Edwards also suggested that the tax was harming investment in mining.

“Of particular significance to us in this debate is the issue of foreign investment. It must be made clear that the MRRT overlooked the fact that the very strength of the industry is dependent on attracting huge amounts of investment from abroad… Under Labor, Australia was not seen as an attractive business destination.”

Senator Larissa Waters suggested that although the tax has problems, these could be fixed.

“The mining tax clearly has its problems, but these problems should be solved by strengthening it, not by ripping it up,” she said.

“When something is broken, you fix it; you do not throw it out.

“The fact that we must speak today against the repeal of the mining tax is testament to the fact that this government is totally in the pocket of the big mining companies.

“In fact, it is a wonder that this government does not just abolish the parliament entirely and put Xstrata, BHP and Rio overtly in control of the country, rather than just covertly in control.”

Senator Doug Cameron, in response to Senator Bernardi, raised the issue of the amount of money raised by the mining tax, suggesting that the money is well spent of community issues.

“He talked about there only being $400 million raised [by the MRRT]. I would rather have $400 million being spent in the community on issues of importance to the community than have the mining companies make even more profit,” Cameron said.

Greens senator Christine Milne told the Senate that although the tax had not made as much money as was projected, this money was still valuable to the state, and that the mining industry was showing profits large enough to sustain the tax.

“The miners made a combined half-year profit of US$14.58 billion,” she said

“If that is not a superprofits tax candidate, I do not know what is.

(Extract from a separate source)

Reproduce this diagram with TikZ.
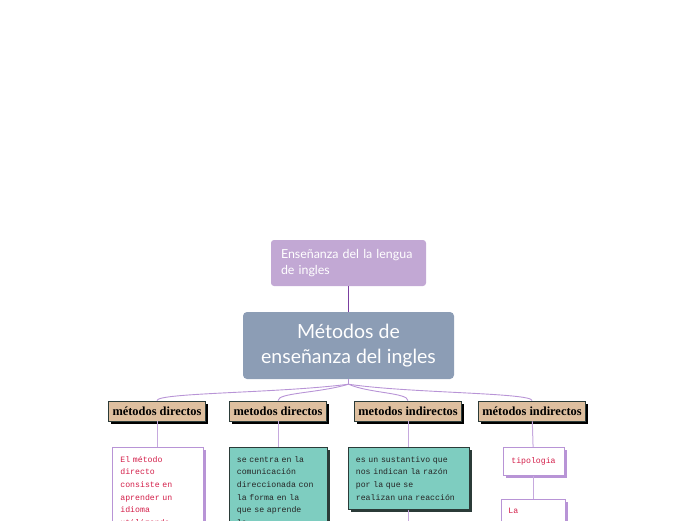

They are making megaprofits, and the way they have framed this debate is, 'Oh, the iron ore price is down; therefore we should not have to pay the superprofits tax.' With the iron ore price down, they have almost doubled their profits, and that is in a half-year, not a full year, so goodness only knows what they are going to end up with in terms of that assessment.

Milne also said that the great tragedy of the mining tax was that it did not tax heavily enough.

“Originally the tax was meant to be a 40 per cent tax on superprofits above $50 million and applied to all minerals.

“The tragedy is that it was watered down to an effective rate of 22.5 per cent on profits above $75 million and restricted to only a few minerals. That is where it went horribly wrong, and that is where the mining industry absolutely pulled the wool over the eyes of former Prime Minister Gillard and Treasurer Wayne Swan.”

Milne motioned for a second reading amendment harking back to the original super profits tax touted by Kevin Rudd in his first term, suggesting that a 40 per cent tax rate should be applied to all minerals, and said that the benefits of the mining boom should be enjoyed by all Australian Society.

The bill will return to the lower house, where it is anticipated it shall be quickly passed and returned to the upper house.